Currently NCI only support numpy, scipy and matplotlib on the Raijin supercomputer, and ask users to install extra packages to their home directory using Pip. This is because managing the dependencies between library versions gets very complicated quite quickly when supporting a larger number of packages for a wide range of different use cases, especially as some researchers using the machine want extreme stability so that their results are reproducible, while others want to make use of the latest and greatest features.

The ACCESS community separately maintains a number of python libraries in the /projects/access area. These are both libraries that are complicated for researchers to install, for instance file format libraries that require binary dependencies to be compiled, as well as odds and ends like pip and pytest that are helpful for general development as well as climate and weather research.

We support these libraries using the same environment module system that NCI uses for the software it supports. Environment modules are little TCL scripts that modify your $PATH, allowing multiple versions of a software package to be installed alongside each other, so loading the modulepython/2.7.5 will add /apps/python/2.7.5/bin, and python/3.4.3 will add /apps/python/3.4.3/bin.

Our ACCESS pythonlib modules work much the same way, only modifying $PYTHONPATH so that the Python interpreter can find the libraries in the module. We’ve even got a nifty script that searches PyPI for a specific library version, installs that version into the apps/pythonlib directory, then installs a module file so that researchers can use it.

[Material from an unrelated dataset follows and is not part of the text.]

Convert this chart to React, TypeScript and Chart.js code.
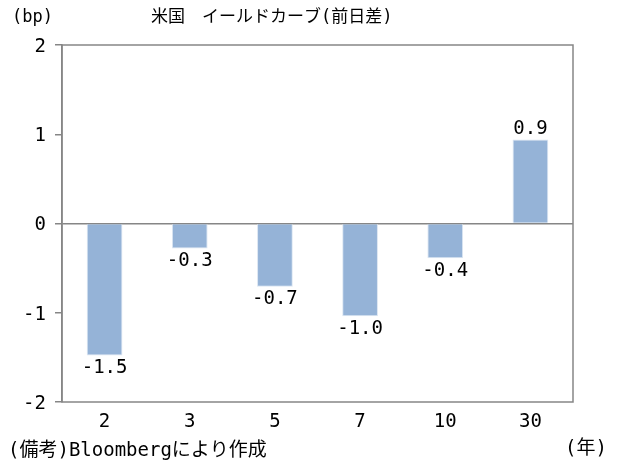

There are two downsides with this however. Firstly dependencies need to be installed and tracked separately, which is a manual process as PyPI doesn’t track this information, and secondly our setup only supports Python 2.7. As the different patch versions are mostly compatible with each other a library installed with 2.7.5 will still work with 2.7.6, so this is ok if we only support 2.7 variants.

If we start supporting Python 3 though we’ve got another axis to think about - both the library version as well as the Python version. Add tracking dependencies on to that, which is somewhat tedious using the TCL module files, and a dedicated package manager becomes attractive.

Anaconda is the natural choice for this - it has a sophisticated dependency solver and a database of packages, meaning we don’t need to worry about tracking dependencies ourselves. It also handles binary dependencies, so less need for us to work out random build systems, and has a large number of climate and weather related packages available.

Intel have also recently released on Anaconda a number of libraries optimised for their processors, which would be great for people doing number crunching. Previous attempts to compile these ourselves have resulted in a mess of linker errors.

Unfortunately NCI aren’t presently too keen on supporting Anaconda centrally, since it includes system packages like OpenSSL where getting prompt security updates are important. I’ve also got my own concerns about their packaging system, which is entirely separate from PyPI so if you create a package with dependencies that aren’t in the Conda ecosystem you must re-package them yourself, and manually monitor for updates from the developer.